● Given task: Give a verbatim copy of the lines below, minus the pictures.
*** Supplied material
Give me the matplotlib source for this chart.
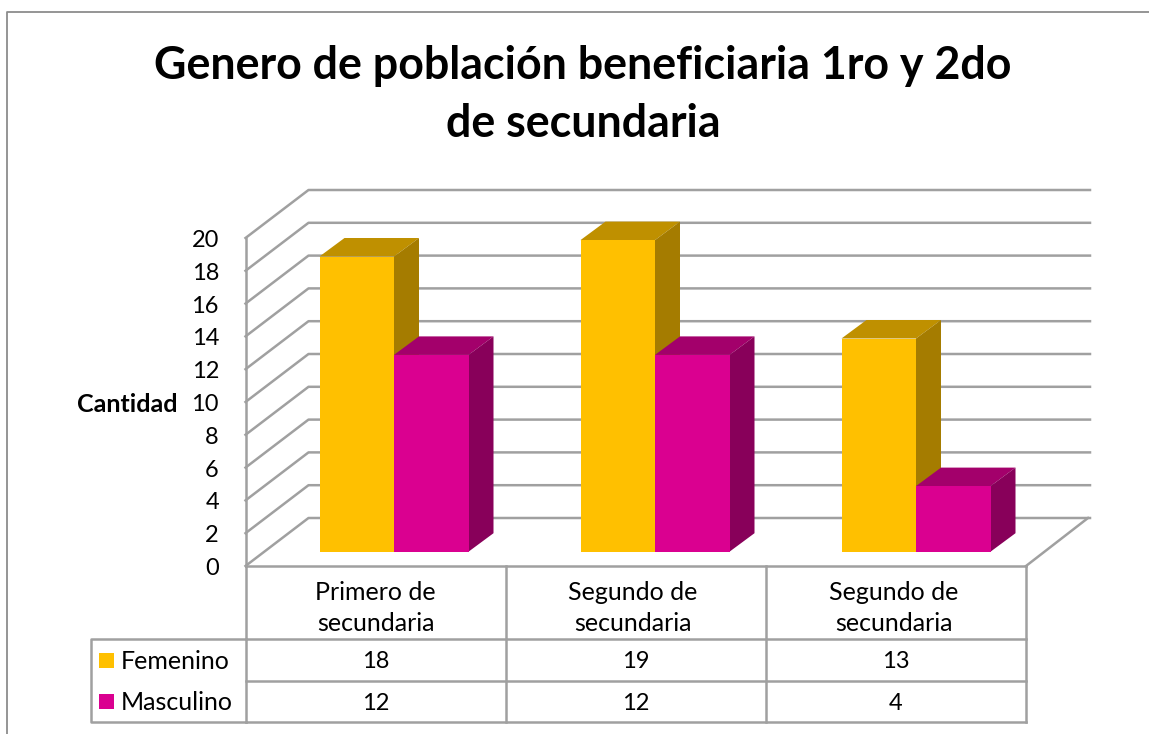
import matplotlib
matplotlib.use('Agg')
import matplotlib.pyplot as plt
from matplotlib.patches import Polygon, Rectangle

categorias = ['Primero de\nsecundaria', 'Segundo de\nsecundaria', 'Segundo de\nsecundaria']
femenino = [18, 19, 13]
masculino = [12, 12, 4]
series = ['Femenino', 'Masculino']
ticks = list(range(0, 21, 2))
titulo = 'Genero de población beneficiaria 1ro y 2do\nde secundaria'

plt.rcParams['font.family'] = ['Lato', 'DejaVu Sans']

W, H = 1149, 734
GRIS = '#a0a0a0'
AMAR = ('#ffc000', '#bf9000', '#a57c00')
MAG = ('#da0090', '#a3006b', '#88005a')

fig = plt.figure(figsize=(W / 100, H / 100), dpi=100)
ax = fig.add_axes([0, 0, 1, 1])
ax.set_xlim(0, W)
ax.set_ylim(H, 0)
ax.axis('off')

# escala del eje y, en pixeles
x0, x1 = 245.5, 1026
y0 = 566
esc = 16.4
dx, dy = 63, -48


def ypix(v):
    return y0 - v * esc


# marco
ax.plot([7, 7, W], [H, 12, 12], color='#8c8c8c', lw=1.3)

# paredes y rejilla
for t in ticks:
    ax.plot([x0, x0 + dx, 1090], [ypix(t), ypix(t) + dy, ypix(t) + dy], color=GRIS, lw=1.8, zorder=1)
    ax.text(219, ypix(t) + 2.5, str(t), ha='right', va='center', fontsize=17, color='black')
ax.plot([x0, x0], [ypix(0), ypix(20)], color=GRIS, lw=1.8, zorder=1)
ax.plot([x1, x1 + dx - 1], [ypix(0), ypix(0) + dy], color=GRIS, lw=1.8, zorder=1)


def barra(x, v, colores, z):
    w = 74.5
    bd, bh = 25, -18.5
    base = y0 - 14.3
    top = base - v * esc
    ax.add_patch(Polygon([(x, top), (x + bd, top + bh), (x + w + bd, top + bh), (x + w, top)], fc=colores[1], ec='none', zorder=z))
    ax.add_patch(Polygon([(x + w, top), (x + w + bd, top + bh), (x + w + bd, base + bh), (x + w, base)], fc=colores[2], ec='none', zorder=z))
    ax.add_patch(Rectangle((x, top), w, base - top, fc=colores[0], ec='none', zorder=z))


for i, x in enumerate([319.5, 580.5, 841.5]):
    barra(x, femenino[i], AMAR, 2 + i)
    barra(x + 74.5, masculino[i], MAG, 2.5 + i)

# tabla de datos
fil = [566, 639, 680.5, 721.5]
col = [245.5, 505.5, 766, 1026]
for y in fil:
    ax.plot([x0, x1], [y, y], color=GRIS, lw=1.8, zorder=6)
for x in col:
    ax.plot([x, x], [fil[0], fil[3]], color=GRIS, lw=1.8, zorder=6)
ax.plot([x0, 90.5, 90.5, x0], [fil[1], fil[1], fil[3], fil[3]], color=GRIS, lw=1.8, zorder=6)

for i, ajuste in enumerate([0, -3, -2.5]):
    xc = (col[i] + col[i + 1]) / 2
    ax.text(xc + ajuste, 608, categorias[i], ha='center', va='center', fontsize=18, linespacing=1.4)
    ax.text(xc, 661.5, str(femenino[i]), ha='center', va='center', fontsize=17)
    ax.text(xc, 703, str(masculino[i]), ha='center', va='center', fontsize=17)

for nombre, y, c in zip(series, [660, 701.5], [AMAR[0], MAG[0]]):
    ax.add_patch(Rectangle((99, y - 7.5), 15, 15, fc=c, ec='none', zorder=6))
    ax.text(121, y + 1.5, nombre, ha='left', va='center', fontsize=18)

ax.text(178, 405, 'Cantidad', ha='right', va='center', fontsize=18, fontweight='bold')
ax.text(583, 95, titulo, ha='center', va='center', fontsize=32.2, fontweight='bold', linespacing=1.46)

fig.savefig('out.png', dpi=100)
******
● The output:
Give me the matplotlib source for this chart.
import matplotlib
matplotlib.use('Agg')
import matplotlib.pyplot as plt
from matplotlib.patches import Polygon, Rectangle

categorias = ['Primero de\nsecundaria', 'Segundo de\nsecundaria', 'Segundo de\nsecundaria']
femenino = [18, 19, 13]
masculino = [12, 12, 4]
series = ['Femenino', 'Masculino']
ticks = list(range(0, 21, 2))
titulo = 'Genero de población beneficiaria 1ro y 2do\nde secundaria'

plt.rcParams['font.family'] = ['Lato', 'DejaVu Sans']

W, H = 1149, 734
GRIS = '#a0a0a0'
AMAR = ('#ffc000', '#bf9000', '#a57c00')
MAG = ('#da0090', '#a3006b', '#88005a')

fig = plt.figure(figsize=(W / 100, H / 100), dpi=100)
ax = fig.add_axes([0, 0, 1, 1])
ax.set_xlim(0, W)
ax.set_ylim(H, 0)
ax.axis('off')

# escala del eje y, en pixeles
x0, x1 = 245.5, 1026
y0 = 566
esc = 16.4
dx, dy = 63, -48


def ypix(v):
    return y0 - v * esc


# marco
ax.plot([7, 7, W], [H, 12, 12], color='#8c8c8c', lw=1.3)

# paredes y rejilla
for t in ticks:
    ax.plot([x0, x0 + dx, 1090], [ypix(t), ypix(t) + dy, ypix(t) + dy], color=GRIS, lw=1.8, zorder=1)
    ax.text(219, ypix(t) + 2.5, str(t), ha='right', va='center', fontsize=17, color='black')
ax.plot([x0, x0], [ypix(0), ypix(20)], color=GRIS, lw=1.8, zorder=1)
ax.plot([x1, x1 + dx - 1], [ypix(0), ypix(0) + dy], color=GRIS, lw=1.8, zorder=1)


def barra(x, v, colores, z):
    w = 74.5
    bd, bh = 25, -18.5
    base = y0 - 14.3
    top = base - v * esc
    ax.add_patch(Polygon([(x, top), (x + bd, top + bh), (x + w + bd, top + bh), (x + w, top)], fc=colores[1], ec='none', zorder=z))
    ax.add_patch(Polygon([(x + w, top), (x + w + bd, top + bh), (x + w + bd, base + bh), (x + w, base)], fc=colores[2], ec='none', zorder=z))
    ax.add_patch(Rectangle((x, top), w, base - top, fc=colores[0], ec='none', zorder=z))


for i, x in enumerate([319.5, 580.5, 841.5]):
    barra(x, femenino[i], AMAR, 2 + i)
    barra(x + 74.5, masculino[i], MAG, 2.5 + i)

# tabla de datos
fil = [566, 639, 680.5, 721.5]
col = [245.5, 505.5, 766, 1026]
for y in fil:
    ax.plot([x0, x1], [y, y], color=GRIS, lw=1.8, zorder=6)
for x in col:
    ax.plot([x, x], [fil[0], fil[3]], color=GRIS, lw=1.8, zorder=6)
ax.plot([x0, 90.5, 90.5, x0], [fil[1], fil[1], fil[3], fil[3]], color=GRIS, lw=1.8, zorder=6)

for i, ajuste in enumerate([0, -3, -2.5]):
    xc = (col[i] + col[i + 1]) / 2
    ax.text(xc + ajuste, 608, categorias[i], ha='center', va='center', fontsize=18, linespacing=1.4)
    ax.text(xc, 661.5, str(femenino[i]), ha='center', va='center', fontsize=17)
    ax.text(xc, 703, str(masculino[i]), ha='center', va='center', fontsize=17)

for nombre, y, c in zip(series, [660, 701.5], [AMAR[0], MAG[0]]):
    ax.add_patch(Rectangle((99, y - 7.5), 15, 15, fc=c, ec='none', zorder=6))
    ax.text(121, y + 1.5, nombre, ha='left', va='center', fontsize=18)

ax.text(178, 405, 'Cantidad', ha='right', va='center', fontsize=18, fontweight='bold')
ax.text(583, 95, titulo, ha='center', va='center', fontsize=32.2, fontweight='bold', linespacing=1.46)

fig.savefig('out.png', dpi=100)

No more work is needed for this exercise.